How to Push a Docker Image to a Private Repository

When working with Docker in a team or enterprise environment, you often need to share your container images securely. That’s where private Docker repositories come in. Instead of pushing to the public Docker Hub, you can store images in your own private registry.

In this post, you’ll learn step-by-step how to tag and push a Docker image to a private repository like Docker Hub, AWS ECR, GitHub Container Registry, or a custom registry.


📦 What Is a Private Docker Repository?

A private repository is a container registry where your images are only accessible to authenticated users. This is useful for:

  • Internal tools
  • Proprietary apps
  • Staging environments
  • Secure CI/CD pipelines

Examples include:

  • Docker Hub (private repos)
  • Amazon ECR (Elastic Container Registry)
  • GitHub Container Registry
  • Google Artifact Registry
  • Self-hosted registries (Harbor, JFrog Artifactory)

✅ Step-by-Step: Pushing a Docker Image to a Private Repository

Let’s walk through an example using Docker Hub’s private repository (the process is similar for others).


1. 🔐 Log In to the Private Registry

First, you need to authenticate:

docker login myregistry.example.com

For Docker Hub:

docker login

You’ll be prompted to enter your username and password or personal access token.


2. 🏷️ Tag Your Image with the Repository Name

Your image must be tagged with the full repository path including the registry and username/namespace.

docker tag my-image:latest myregistry.example.com/myusername/my-image:latest

For Docker Hub:

docker tag my-image:latest myusername/my-image:latest

3. 📤 Push the Image

Now push the image to your private repository:

docker push myregistry.example.com/myusername/my-image:latest

For Docker Hub:

docker push myusername/my-image:latest

If authentication and permissions are correct, your image will upload to the private repository.


4. ✅ Verify the Push

Log into your container registry’s web interface or run:

docker pull myregistry.example.com/myusername/my-image:latest

to verify that the image is publicly accessible only with credentials.

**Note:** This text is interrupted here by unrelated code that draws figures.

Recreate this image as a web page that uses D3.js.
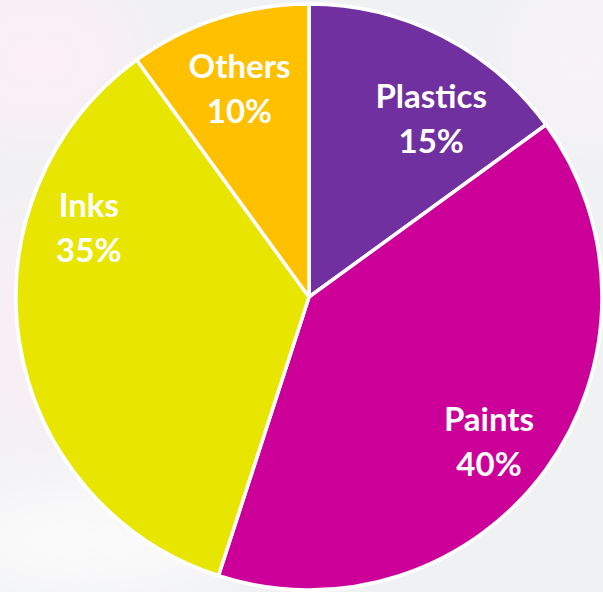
<!DOCTYPE html>
<meta charset="utf-8">
<script src="https://d3js.org/d3.v7.min.js"></script>
<style>
  body { margin: 0; background: #f0f1f3; }
</style>
<div id="chart"></div>
<script>
  // data
  var categories = ["Plastics", "Paints", "Inks", "Others"];
  var shares = [15, 40, 35, 10];
  var colors = ["#7030a0", "#cc0099", "#e8e600", "#ffc000"];

  // label nudges (pixels) relative to the label arc centroid
  var nudgeX = [20, -2, 2, 0],
      nudgeY = [11, 2, -115, -5];

  var width = 603, height = 592,
      cx = 309, cy = 297, radius = 293;

  var svg = d3.select("#chart")
    .append("svg")
      .attr("width", width)
      .attr("height", height);

  // soft background haze
  var defs = svg.append("defs");
  var blur = defs.append("filter").attr("id", "haze")
    .attr("x", "-50%").attr("y", "-50%").attr("width", "200%").attr("height", "200%");
  blur.append("feGaussianBlur").attr("stdDeviation", 30);

  var bg = svg.append("g").attr("filter", "url(#haze)");
  bg.append("ellipse").attr("cx", 40).attr("cy", 60).attr("rx", 90).attr("ry", 70).attr("fill", "#fbeef5");
  bg.append("ellipse").attr("cx", 30).attr("cy", 330).attr("rx", 60).attr("ry", 120).attr("fill", "#f8eff4");
  bg.append("ellipse").attr("cx", 90).attr("cy", 540).attr("rx", 140).attr("ry", 60).attr("fill", "#fafafb");
  bg.append("ellipse").attr("cx", 580).attr("cy", 60).attr("rx", 60).attr("ry", 80).attr("fill", "#f8f3f7");

  var g = svg.append("g")
    .attr("transform", "translate(" + cx + "," + cy + ")");

  var pie = d3.pie().sort(null).value(function(d){ return d; });
  var arcs = pie(shares);

  var arc = d3.arc().innerRadius(0).outerRadius(radius);
  var labelArc = d3.arc().innerRadius(225).outerRadius(225);

  // white outline ring
  g.append("circle")
    .attr("r", radius + 2)
    .attr("fill", "#ffffff");

  g.selectAll("path.slice")
    .data(arcs)
    .enter()
    .append("path")
      .attr("class", "slice")
      .attr("d", arc)
      .attr("fill", function(d, i){ return colors[i]; })
      .attr("stroke", "#ffffff")
      .attr("stroke-width", 3.5)
      .attr("stroke-linejoin", "round");

  var labels = g.selectAll("text.lbl")
    .data(arcs)
    .enter()
    .append("text")
      .attr("class", "lbl")
      .attr("text-anchor", "middle")
      .attr("font-family", "Lato, 'Open Sans', sans-serif")
      .attr("font-weight", "bold")
      .attr("font-size", 33)
      .attr("fill", "#ffffff")
      .attr("transform", function(d, i){
        var c = labelArc.centroid(d);
        return "translate(" + (c[0] + nudgeX[i]) + "," + (c[1] + nudgeY[i]) + ")";
      });

  labels.append("tspan")
    .attr("x", 0)
    .attr("dy", 0)
    .text(function(d, i){ return categories[i]; });
  labels.append("tspan")
    .attr("x", 0)
    .attr("dy", 45)
    .text(function(d){ return d.data + "%"; });
</script>
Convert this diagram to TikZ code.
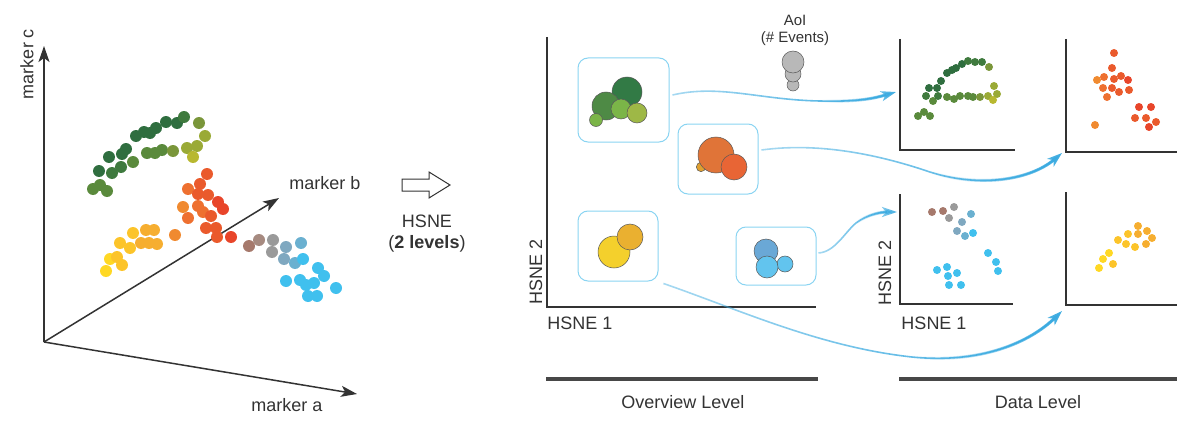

🛠️ Example: Push to GitHub Container Registry

# Authenticate using a personal access token
echo $CR_PAT | docker login ghcr.io -u USERNAME --password-stdin

# Tag image
docker tag my-app:latest ghcr.io/USERNAME/my-app:latest

# Push image
docker push ghcr.io/USERNAME/my-app:latest

📌 Best Practices

  • ✅ Use meaningful tags (v1.0.0, latest, staging, etc.)
  • 🔒 Avoid hardcoding credentials—use environment variables or secrets
  • 📁 Automate pushes using CI/CD tools (GitHub Actions, Jenkins, GitLab CI)
  • 🧪 Use docker inspect or docker image ls to verify tag changes

🧠 Conclusion

Pushing Docker images to a private repository is essential for modern DevOps and secure application development. Just follow these basic steps:

  1. Login
  2. Tag your image properly
  3. Push it to the right destination

With this workflow, your containers will be safe, versioned, and shareable only with the right team members.